§ **REQUIRED WORK**: Repeat verbatim only the lines from the opening of the material below through the one that contains "const yTicks = [1e-2, 1e-1, 1, 10, 100];".

§ **DATA SHOWN**:
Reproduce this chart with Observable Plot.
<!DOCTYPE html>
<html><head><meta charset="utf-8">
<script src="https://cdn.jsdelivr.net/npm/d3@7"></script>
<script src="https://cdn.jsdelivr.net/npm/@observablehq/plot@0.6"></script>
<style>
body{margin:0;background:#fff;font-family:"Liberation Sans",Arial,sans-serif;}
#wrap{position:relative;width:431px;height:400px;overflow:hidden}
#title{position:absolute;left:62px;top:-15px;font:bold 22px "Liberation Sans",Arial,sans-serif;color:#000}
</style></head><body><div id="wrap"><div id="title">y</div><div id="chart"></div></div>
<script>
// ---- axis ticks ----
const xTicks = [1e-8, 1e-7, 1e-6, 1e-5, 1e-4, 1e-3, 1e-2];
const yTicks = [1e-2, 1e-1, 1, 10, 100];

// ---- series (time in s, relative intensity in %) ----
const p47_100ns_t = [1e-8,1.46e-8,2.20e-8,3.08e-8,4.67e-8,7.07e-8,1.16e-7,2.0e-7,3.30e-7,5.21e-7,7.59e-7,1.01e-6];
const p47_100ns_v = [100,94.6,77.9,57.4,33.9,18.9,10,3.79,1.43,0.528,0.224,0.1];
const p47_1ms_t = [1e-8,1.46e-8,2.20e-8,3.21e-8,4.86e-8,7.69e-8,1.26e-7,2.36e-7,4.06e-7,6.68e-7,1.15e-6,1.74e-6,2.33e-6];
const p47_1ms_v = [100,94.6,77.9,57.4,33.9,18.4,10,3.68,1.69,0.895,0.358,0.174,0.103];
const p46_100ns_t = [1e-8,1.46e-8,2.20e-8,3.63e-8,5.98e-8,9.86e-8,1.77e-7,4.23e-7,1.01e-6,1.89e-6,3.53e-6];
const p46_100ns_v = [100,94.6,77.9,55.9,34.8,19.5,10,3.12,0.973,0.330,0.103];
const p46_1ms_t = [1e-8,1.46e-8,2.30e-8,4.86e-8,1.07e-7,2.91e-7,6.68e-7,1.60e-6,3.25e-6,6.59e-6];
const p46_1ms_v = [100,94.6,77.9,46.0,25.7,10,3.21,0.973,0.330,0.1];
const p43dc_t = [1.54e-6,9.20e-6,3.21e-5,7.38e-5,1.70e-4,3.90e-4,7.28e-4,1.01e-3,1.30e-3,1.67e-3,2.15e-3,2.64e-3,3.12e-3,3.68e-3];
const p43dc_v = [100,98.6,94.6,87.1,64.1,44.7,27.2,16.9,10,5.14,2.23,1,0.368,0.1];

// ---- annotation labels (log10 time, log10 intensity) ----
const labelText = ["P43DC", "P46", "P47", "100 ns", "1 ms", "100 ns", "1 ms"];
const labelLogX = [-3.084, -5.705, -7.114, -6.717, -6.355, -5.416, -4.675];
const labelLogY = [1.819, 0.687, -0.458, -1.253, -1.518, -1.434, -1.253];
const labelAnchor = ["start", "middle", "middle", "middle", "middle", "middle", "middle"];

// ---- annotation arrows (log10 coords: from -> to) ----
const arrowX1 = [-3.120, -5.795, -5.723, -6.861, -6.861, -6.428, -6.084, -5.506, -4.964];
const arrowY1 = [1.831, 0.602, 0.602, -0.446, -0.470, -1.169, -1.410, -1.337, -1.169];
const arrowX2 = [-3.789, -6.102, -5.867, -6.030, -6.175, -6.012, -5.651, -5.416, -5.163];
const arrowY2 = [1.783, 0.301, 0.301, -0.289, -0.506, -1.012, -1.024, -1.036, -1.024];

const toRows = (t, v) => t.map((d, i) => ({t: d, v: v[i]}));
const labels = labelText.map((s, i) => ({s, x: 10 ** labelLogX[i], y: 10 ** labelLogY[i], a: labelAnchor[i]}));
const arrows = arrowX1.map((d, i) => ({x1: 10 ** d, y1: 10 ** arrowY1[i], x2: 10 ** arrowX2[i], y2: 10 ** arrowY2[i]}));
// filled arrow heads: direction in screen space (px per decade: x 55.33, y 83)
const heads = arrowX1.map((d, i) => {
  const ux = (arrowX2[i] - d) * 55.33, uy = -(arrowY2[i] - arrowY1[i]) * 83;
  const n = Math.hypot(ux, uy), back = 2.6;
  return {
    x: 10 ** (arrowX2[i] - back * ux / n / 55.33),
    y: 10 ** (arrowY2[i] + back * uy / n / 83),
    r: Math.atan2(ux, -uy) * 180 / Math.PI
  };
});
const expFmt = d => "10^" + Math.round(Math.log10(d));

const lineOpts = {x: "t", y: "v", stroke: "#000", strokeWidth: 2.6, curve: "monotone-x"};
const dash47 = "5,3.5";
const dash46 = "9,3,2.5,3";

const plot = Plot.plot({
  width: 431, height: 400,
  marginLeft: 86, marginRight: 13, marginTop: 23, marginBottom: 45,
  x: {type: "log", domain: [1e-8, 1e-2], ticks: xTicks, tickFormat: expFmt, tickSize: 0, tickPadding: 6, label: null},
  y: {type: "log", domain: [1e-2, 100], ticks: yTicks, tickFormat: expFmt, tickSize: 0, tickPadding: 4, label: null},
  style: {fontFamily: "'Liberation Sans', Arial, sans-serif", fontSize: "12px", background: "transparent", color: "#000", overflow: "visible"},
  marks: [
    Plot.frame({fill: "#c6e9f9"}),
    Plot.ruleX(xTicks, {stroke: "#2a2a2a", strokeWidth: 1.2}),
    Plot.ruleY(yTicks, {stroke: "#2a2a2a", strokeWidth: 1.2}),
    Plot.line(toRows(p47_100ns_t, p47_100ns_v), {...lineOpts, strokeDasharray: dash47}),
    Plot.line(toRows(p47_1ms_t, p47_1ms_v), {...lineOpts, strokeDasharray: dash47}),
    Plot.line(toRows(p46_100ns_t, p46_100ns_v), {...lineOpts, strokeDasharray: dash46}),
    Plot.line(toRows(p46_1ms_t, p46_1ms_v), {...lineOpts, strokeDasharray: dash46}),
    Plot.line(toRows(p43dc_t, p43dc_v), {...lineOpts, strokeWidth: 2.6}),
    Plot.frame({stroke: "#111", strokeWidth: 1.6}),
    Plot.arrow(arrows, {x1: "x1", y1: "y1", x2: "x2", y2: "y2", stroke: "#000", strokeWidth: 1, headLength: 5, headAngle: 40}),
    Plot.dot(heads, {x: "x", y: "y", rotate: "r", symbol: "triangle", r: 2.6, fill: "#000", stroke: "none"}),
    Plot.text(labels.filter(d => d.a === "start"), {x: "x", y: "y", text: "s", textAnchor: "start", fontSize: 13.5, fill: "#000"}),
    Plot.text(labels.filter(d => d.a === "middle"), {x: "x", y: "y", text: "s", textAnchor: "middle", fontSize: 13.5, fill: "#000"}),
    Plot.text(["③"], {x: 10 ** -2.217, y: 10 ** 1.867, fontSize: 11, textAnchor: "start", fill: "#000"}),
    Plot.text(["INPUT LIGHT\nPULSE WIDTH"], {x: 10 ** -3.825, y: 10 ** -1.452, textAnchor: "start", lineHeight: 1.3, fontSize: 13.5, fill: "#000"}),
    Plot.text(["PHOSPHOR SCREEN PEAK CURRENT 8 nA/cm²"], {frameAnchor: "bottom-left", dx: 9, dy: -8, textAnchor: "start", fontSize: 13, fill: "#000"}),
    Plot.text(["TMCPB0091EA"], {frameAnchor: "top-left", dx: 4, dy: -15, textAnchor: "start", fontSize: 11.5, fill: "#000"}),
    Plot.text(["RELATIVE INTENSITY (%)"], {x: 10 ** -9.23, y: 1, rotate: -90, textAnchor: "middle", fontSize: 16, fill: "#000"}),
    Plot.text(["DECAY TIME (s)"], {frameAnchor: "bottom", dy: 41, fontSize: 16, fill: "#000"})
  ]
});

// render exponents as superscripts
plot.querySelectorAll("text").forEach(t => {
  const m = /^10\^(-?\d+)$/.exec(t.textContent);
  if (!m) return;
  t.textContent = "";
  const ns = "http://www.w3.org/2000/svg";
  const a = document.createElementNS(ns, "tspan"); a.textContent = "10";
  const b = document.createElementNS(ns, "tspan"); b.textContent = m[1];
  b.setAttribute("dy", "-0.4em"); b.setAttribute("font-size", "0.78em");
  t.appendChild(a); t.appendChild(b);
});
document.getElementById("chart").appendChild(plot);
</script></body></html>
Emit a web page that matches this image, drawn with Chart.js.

§ **OUTPUT FOR THIS TASK**:
Reproduce this chart with Observable Plot.
<!DOCTYPE html>
<html><head><meta charset="utf-8">
<script src="https://cdn.jsdelivr.net/npm/d3@7"></script>
<script src="https://cdn.jsdelivr.net/npm/@observablehq/plot@0.6"></script>
<style>
body{margin:0;background:#fff;font-family:"Liberation Sans",Arial,sans-serif;}
#wrap{position:relative;width:431px;height:400px;overflow:hidden}
#title{position:absolute;left:62px;top:-15px;font:bold 22px "Liberation Sans",Arial,sans-serif;color:#000}
</style></head><body><div id="wrap"><div id="title">y</div><div id="chart"></div></div>
<script>
// ---- axis ticks ----
const xTicks = [1e-8, 1e-7, 1e-6, 1e-5, 1e-4, 1e-3, 1e-2];
const yTicks = [1e-2, 1e-1, 1, 10, 100];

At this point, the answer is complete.